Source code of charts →
+ + + + +

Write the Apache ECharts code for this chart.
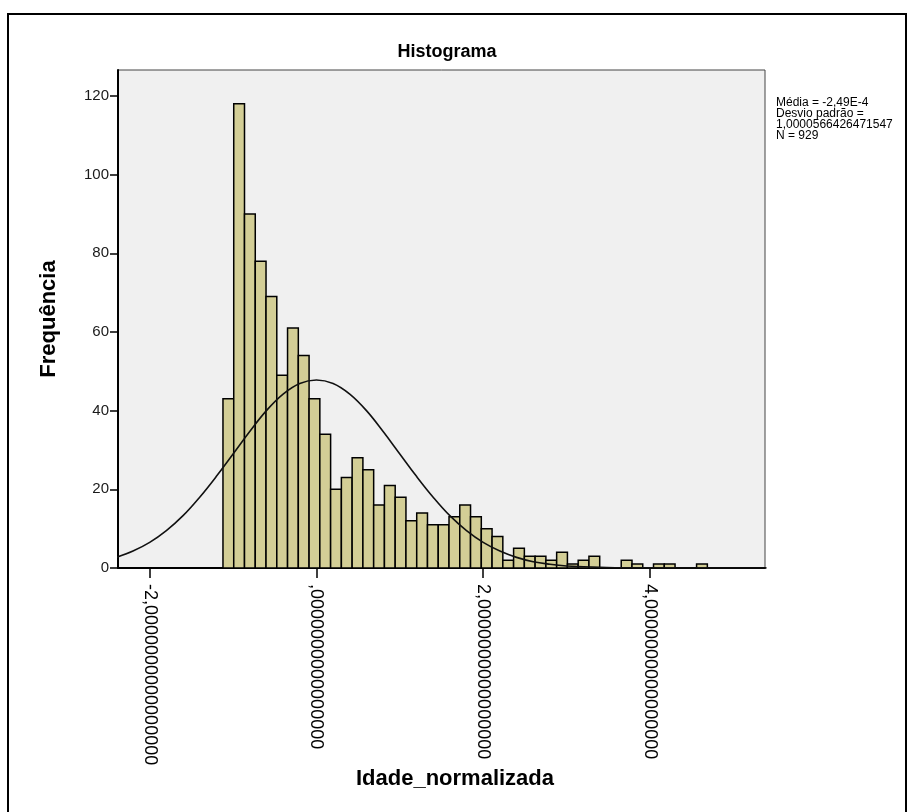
<!DOCTYPE html>
<html>
<head>
<meta charset="utf-8">
<script src="https://cdn.jsdelivr.net/npm/echarts@6/dist/echarts.min.js"></script>
<style>
	html, body { margin: 0; padding: 0; background: #fff; }
	#chart { width: 911px; height: 812px; }
</style>
</head>
<body>
<div id="chart"></div>
<script>
// histogram bins (Idade_normalizada)
var binStart = -1.121
var binWidth = 0.1291
var counts = [43, 118, 90, 78, 69, 49, 61, 54, 43, 34, 20, 23, 28, 25, 16, 21, 18, 12, 14, 11,
	11, 13, 16, 13, 10, 8, 2, 5, 3, 3, 2, 4, 1, 2, 3, 0, 0, 2, 1, 0, 1, 1, 0, 0, 1]

// normal curve
var curveX = [-2.4, -2.2, -2.0, -1.8, -1.6, -1.4, -1.2, -1.0, -0.8, -0.6, -0.4, -0.2, 0, 0.2, 0.4, 0.6, 0.8, 1.0,
	1.2, 1.4, 1.6, 1.8, 2.0, 2.2, 2.4, 2.6, 2.8, 3.0, 3.2, 3.4, 3.6, 3.8, 4.0, 4.4, 5.4]
var curveY = [2.7, 4.3, 6.5, 9.5, 13.3, 18.0, 23.3, 29.0, 34.7, 40.0, 44.2, 46.9, 47.8, 46.9, 44.2, 40.0, 34.7, 29.0,
	23.3, 18.0, 13.3, 9.5, 6.5, 4.3, 2.7, 1.6, 0.95, 0.5, 0.3, 0.15, 0.07, 0.03, 0.02, 0, 0]

var xTickValues = [-2, 0, 2, 4]
var xTickLabels = ['-2,0000000000000000', ',0000000000000000', '2,0000000000000000', '4,0000000000000000']
var yTickValues = [0, 20, 40, 60, 80, 100, 120]

var statsLines = ['Média = -2,49E-4', 'Desvio padrão =', '1,0000566426471547', 'N = 929']

var font = 'Liberation Sans, Arial, sans-serif'

var binData = []
for (var i = 0; i < counts.length; i++) {
	binData.push([binStart + i * binWidth, binStart + (i + 1) * binWidth, counts[i]])
}
var curveData = []
for (var j = 0; j < curveX.length; j++) {
	curveData.push([curveX[j], curveY[j]])
}

var myChart = echarts.init(document.getElementById('chart'))
var option = {
	backgroundColor: '#ffffff',
	animation: false,
	title: {
		text: 'Histograma',
		left: 442,
		top: 38,
		textAlign: 'center',
		textStyle: { fontFamily: font, fontSize: 18, fontWeight: 'bold', color: '#000' }
	},
	grid: {
		left: 118,
		right: 146,
		top: 70,
		bottom: 244,
		show: true,
		backgroundColor: '#f0f0f0',
		borderColor: '#444',
		borderWidth: 1
	},
	xAxis: {
		type: 'value',
		min: -2.38,
		max: 5.38,
		splitLine: { show: false },
		axisLine: { onZero: false, lineStyle: { color: '#000', width: 2 } },
		axisTick: { customValues: xTickValues, length: 10, lineStyle: { color: '#000', width: 1.5 } },
		axisLabel: {
			customValues: xTickValues,
			rotate: -90,
			margin: 16,
			fontFamily: font,
			fontSize: 18,
			color: '#000',
			formatter: function (v) {
				var k = xTickValues.indexOf(v)
				return k >= 0 ? xTickLabels[k] : ''
			}
		}
	},
	yAxis: {
		type: 'value',
		min: 0,
		max: 126.6,
		name: 'Frequência',
		nameLocation: 'middle',
		nameGap: 58,
		nameTextStyle: { fontFamily: font, fontSize: 22, fontWeight: 'bold', color: '#000' },
		splitLine: { show: false },
		axisLine: { show: true, onZero: false, lineStyle: { color: '#000', width: 2 } },
		axisTick: { show: true, customValues: yTickValues, length: 8, lineStyle: { color: '#000', width: 1.5 } },
		axisLabel: { customValues: yTickValues, margin: 9, fontFamily: font, fontSize: 15, color: '#1a1a1a' }
	},
	graphic: [{
		type: 'rect',
		shape: { x: 8, y: 14, width: 898, height: 810 },
		style: { fill: 'none', stroke: '#000', lineWidth: 2 },
		z: 100
	}, {
		// x axis title, centred on the whole chart as in the original
		type: 'text',
		x: 455,
		y: 779,
		style: {
			text: 'Idade_normalizada',
			font: 'bold 22px ' + font,
			fill: '#000',
			align: 'center',
			verticalAlign: 'middle'
		}
	}, {
		type: 'text',
		left: 776,
		top: 97,
		style: {
			text: statsLines.join('\n'),
			font: '12px ' + font,
			lineHeight: 11,
			fill: '#000'
		}
	}],
	series: [{
		name: 'Frequência',
		type: 'custom',
		data: binData,
		encode: { x: [0, 1], y: 2 },
		renderItem: function (params, api) {
			var c = api.value(2)
			if (!c) return null
			var p0 = api.coord([api.value(0), c])
			var p1 = api.coord([api.value(1), 0])
			return {
				type: 'rect',
				shape: { x: p0[0], y: p0[1], width: p1[0] - p0[0], height: p1[1] - p0[1] },
				style: { fill: '#d3ce96', stroke: '#000', lineWidth: 1.5 }
			}
		},
		z: 2
	}, {
		name: 'Normal',
		type: 'line',
		data: curveData,
		smooth: 0.4,
		showSymbol: false,
		lineStyle: { color: '#111', width: 1.6 },
		z: 3
	}]
}
myChart.setOption(option)
window.addEventListener('resize', function () {
	myChart.resize()
})
</script>
</body>
</html>
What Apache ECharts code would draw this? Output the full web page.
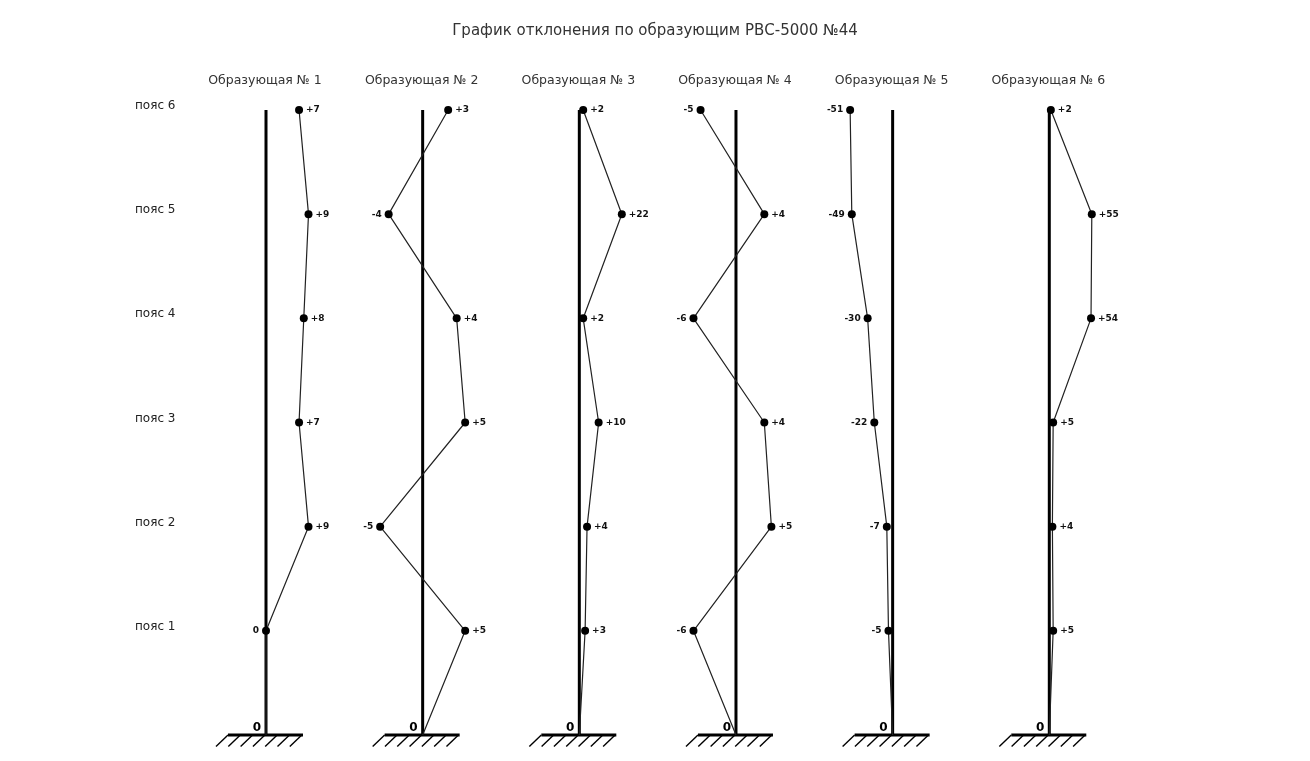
<!DOCTYPE html>
<html><head><meta charset="utf-8">
<script src="https://cdn.jsdelivr.net/npm/echarts@6/dist/echarts.min.js"></script>
<style>html,body{margin:0;padding:0;background:#fff}#c{width:1310px;height:761px}</style>
</head><body><div id="c"></div>
<script>
var chartTitle = 'График отклонения по образующим РВС-5000 №44';
var panelNames = ['Образующая № 1','Образующая № 2','Образующая № 3','Образующая № 4','Образующая № 5','Образующая № 6'];
var beltLabels = ['пояс 1','пояс 2','пояс 3','пояс 4','пояс 5','пояс 6'];
// deviations per generatrix, belt 1..6
var gen1 = [0, 9, 7, 8, 9, 7];
var gen2 = [5, -5, 5, 4, -4, 3];
var gen3 = [3, 4, 10, 2, 22, 2];
var gen4 = [-6, 5, 4, -6, 4, -5];
var gen5 = [-5, -7, -22, -30, -49, -51];
var gen6 = [5, 4, 5, 54, 55, 2];
var gens = [gen1, gen2, gen3, gen4, gen5, gen6];

var FONT = 'DejaVu Sans';
var chart = echarts.init(document.getElementById('c'));
var grids = [], xAxes = [], yAxes = [], series = [], titles = [];
titles.push({text: chartTitle, left: 'center', top: 24, padding: 0, textStyle: {fontFamily: FONT, fontSize: 15, fontWeight: 'normal', color: '#333'}});

var step = 156.66, c0 = 266, half = 60;
// label grid (belt names)
grids.push({left: 130, width: 1, top: 110, height: 625});
xAxes.push({gridIndex: 0, type: 'value', show: false, min: 0, max: 1});
yAxes.push({gridIndex: 0, type: 'value', min: 0, max: 6, interval: 1, position: 'right',
  axisLine: {show: false}, axisTick: {show: false}, splitLine: {show: false},
  axisLabel: {margin: 4, align: 'left', fontFamily: FONT, fontSize: 12, color: '#222', verticalAlign: 'bottom', padding: [0,0,-2,0],
    formatter: function (v) { return v >= 1 && v <= 6 ? beltLabels[v - 1] : ''; }}});

gens.forEach(function (vals, i) {
  var gi = i + 1;
  var cx = c0 + i * step;
  var maxAbs = Math.max.apply(null, vals.map(Math.abs));
  var R = maxAbs * half / 42.5;
  grids.push({left: cx - half, width: 2 * half, top: 110, height: 625});
  xAxes.push({gridIndex: gi, type: 'value', min: -R, max: R, show: false});
  yAxes.push({gridIndex: gi, type: 'value', min: 0, max: 6, show: false});
  titles.push({text: panelNames[i], left: cx - 1, textAlign: 'center', top: 74, padding: 0,
    textStyle: {fontFamily: FONT, fontSize: 12.5, fontWeight: 'normal', color: '#333'}});
  series.push({
    type: 'custom', xAxisIndex: gi, yAxisIndex: gi, z: 1, silent: true,
    data: [[0, 0]],
    renderItem: function (params, api) {
      var g = api.coord([0, 0]), t = api.coord([0, 6]);
      var ch = [
        {type: 'line', shape: {x1: g[0], y1: g[1], x2: t[0], y2: t[1]}, style: {stroke: '#000', lineWidth: 3}},
        {type: 'line', shape: {x1: g[0] - 38, y1: g[1], x2: g[0] + 37, y2: g[1]}, style: {stroke: '#000', lineWidth: 3}}
      ];
      for (var k = 0; k < 7; k++) {
        var x = g[0] - 50 + k * 12.3;
        ch.push({type: 'line', shape: {x1: x, y1: g[1] + 11.5, x2: x + 12, y2: g[1]}, style: {stroke: '#000', lineWidth: 1.4}});
      }
      ch.push({type: 'text', style: {text: '0', x: g[0] - 5, y: g[1] - 1.5, align: 'right', verticalAlign: 'bottom',
        font: 'bold 12px "DejaVu Sans"', fill: '#000'}});
      return {type: 'group', children: ch};
    }
  });
  var data = [{value: [0, 0], symbol: 'none', label: {show: false}}];
  vals.forEach(function (v, b) {
    data.push({value: [v, b + 1], label: {position: v > 0 ? 'right' : 'left'}});
  });
  series.push({
    type: 'line', xAxisIndex: gi, yAxisIndex: gi, z: 3, silent: true,
    data: data, symbol: 'circle', symbolSize: 8, clip: false,
    itemStyle: {color: '#000'},
    lineStyle: {color: '#222', width: 1.2},
    label: {show: true, distance: 3, fontFamily: FONT, fontSize: 9, fontWeight: 'bold', color: '#111',
      formatter: function (p) { var v = p.value[0]; return v > 0 ? '+' + v : String(v); }}
  });
});

chart.setOption({animation: false, title: titles, grid: grids, xAxis: xAxes, yAxis: yAxes, series: series});
</script></body></html>
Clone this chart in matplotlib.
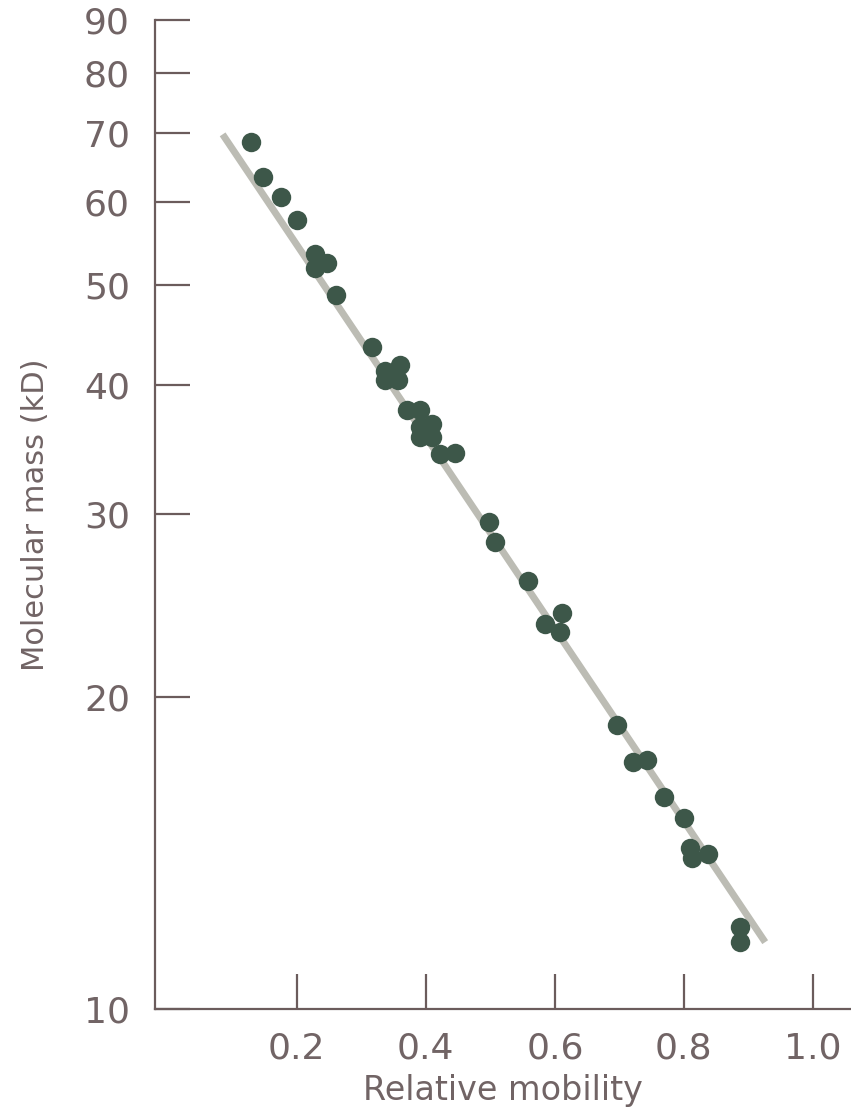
import matplotlib.pyplot as plt
from matplotlib.ticker import FixedLocator, NullLocator

# mobilidad relativa y masa molecular (kD)
movilidad = [0.129, 0.147, 0.175, 0.200, 0.228, 0.247, 0.228, 0.261,
             0.316, 0.336, 0.360, 0.336, 0.357, 0.371, 0.391, 0.391,
             0.409, 0.391, 0.409, 0.422, 0.445, 0.498, 0.507, 0.558,
             0.584, 0.611, 0.608, 0.696, 0.721, 0.743, 0.769, 0.800,
             0.809, 0.837, 0.812, 0.887, 0.887]
masa = [68.6, 63.5, 60.8, 57.7, 53.5, 52.4, 51.9, 48.9,
        43.5, 41.3, 41.8, 40.4, 40.4, 37.8, 37.8, 36.4,
        36.7, 35.6, 35.6, 34.3, 34.4, 29.5, 28.2, 25.9,
        23.5, 24.1, 23.1, 18.8, 17.3, 17.4, 16.0, 15.3,
        14.3, 14.1, 14.0, 12.0, 11.6]

# recta de calibrado (extremos)
recta_x = [0.085, 0.926]
recta_y = [69.8, 11.6]

ticks_x = [0.2, 0.4, 0.6, 0.8, 1.0]
ticks_y = [10, 20, 30, 40, 50, 60, 70, 80, 90]

color_eje = '#6b5c5c'
color_texto = '#716465'

plt.rcParams['font.family'] = ['DejaVu Sans']

fig = plt.figure(figsize=(8.51, 11.09), dpi=100)
ax = fig.add_axes([0.182, 0.0902, 0.818, 0.8918])

ax.plot(recta_x, recta_y, color='#bcbcb4', linewidth=5, solid_capstyle='butt', zorder=1)
ax.plot(movilidad, masa, 'o', color='#3d5749', markersize=14, markeredgewidth=0, zorder=2)

ax.set_yscale('log')
ax.set_xlim(-0.02, 1.059)
ax.set_ylim(10, 90)

ax.xaxis.set_major_locator(FixedLocator(ticks_x))
ax.set_xticklabels(['%.1f' % t for t in ticks_x])
ax.yaxis.set_major_locator(FixedLocator(ticks_y))
ax.set_yticklabels([str(t) for t in ticks_y])
ax.yaxis.set_minor_locator(NullLocator())

for s in ['top', 'right']:
    ax.spines[s].set_visible(False)
for s in ['left', 'bottom']:
    ax.spines[s].set_color(color_eje)
    ax.spines[s].set_linewidth(1.6)

ax.tick_params(axis='both', direction='in', length=25, width=1.6,
               color=color_eje, labelcolor=color_texto, labelsize=26)
ax.tick_params(axis='y', pad=18)
ax.tick_params(axis='x', pad=16)

ax.set_xlabel('Relative mobility', fontsize=24, color=color_texto, labelpad=6)
ax.set_ylabel('Molecular mass (kD)', fontsize=22, color=color_texto, labelpad=24)

fig.savefig('out.png', dpi=100)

+ + + + +

Written request →
Copy nothing but the lines from the first one in the listing through the line with "0.02, 0, 0]", and omit the pictures.

Result of the exercise →
Write the Apache ECharts code for this chart.
<!DOCTYPE html>
<html>
<head>
<meta charset="utf-8">
<script src="https://cdn.jsdelivr.net/npm/echarts@6/dist/echarts.min.js"></script>
<style>
	html, body { margin: 0; padding: 0; background: #fff; }
	#chart { width: 911px; height: 812px; }
</style>
</head>
<body>
<div id="chart"></div>
<script>
// histogram bins (Idade_normalizada)
var binStart = -1.121
var binWidth = 0.1291
var counts = [43, 118, 90, 78, 69, 49, 61, 54, 43, 34, 20, 23, 28, 25, 16, 21, 18, 12, 14, 11,
	11, 13, 16, 13, 10, 8, 2, 5, 3, 3, 2, 4, 1, 2, 3, 0, 0, 2, 1, 0, 1, 1, 0, 0, 1]

// normal curve
var curveX = [-2.4, -2.2, -2.0, -1.8, -1.6, -1.4, -1.2, -1.0, -0.8, -0.6, -0.4, -0.2, 0, 0.2, 0.4, 0.6, 0.8, 1.0,
	1.2, 1.4, 1.6, 1.8, 2.0, 2.2, 2.4, 2.6, 2.8, 3.0, 3.2, 3.4, 3.6, 3.8, 4.0, 4.4, 5.4]
var curveY = [2.7, 4.3, 6.5, 9.5, 13.3, 18.0, 23.3, 29.0, 34.7, 40.0, 44.2, 46.9, 47.8, 46.9, 44.2, 40.0, 34.7, 29.0,
	23.3, 18.0, 13.3, 9.5, 6.5, 4.3, 2.7, 1.6, 0.95, 0.5, 0.3, 0.15, 0.07, 0.03, 0.02, 0, 0]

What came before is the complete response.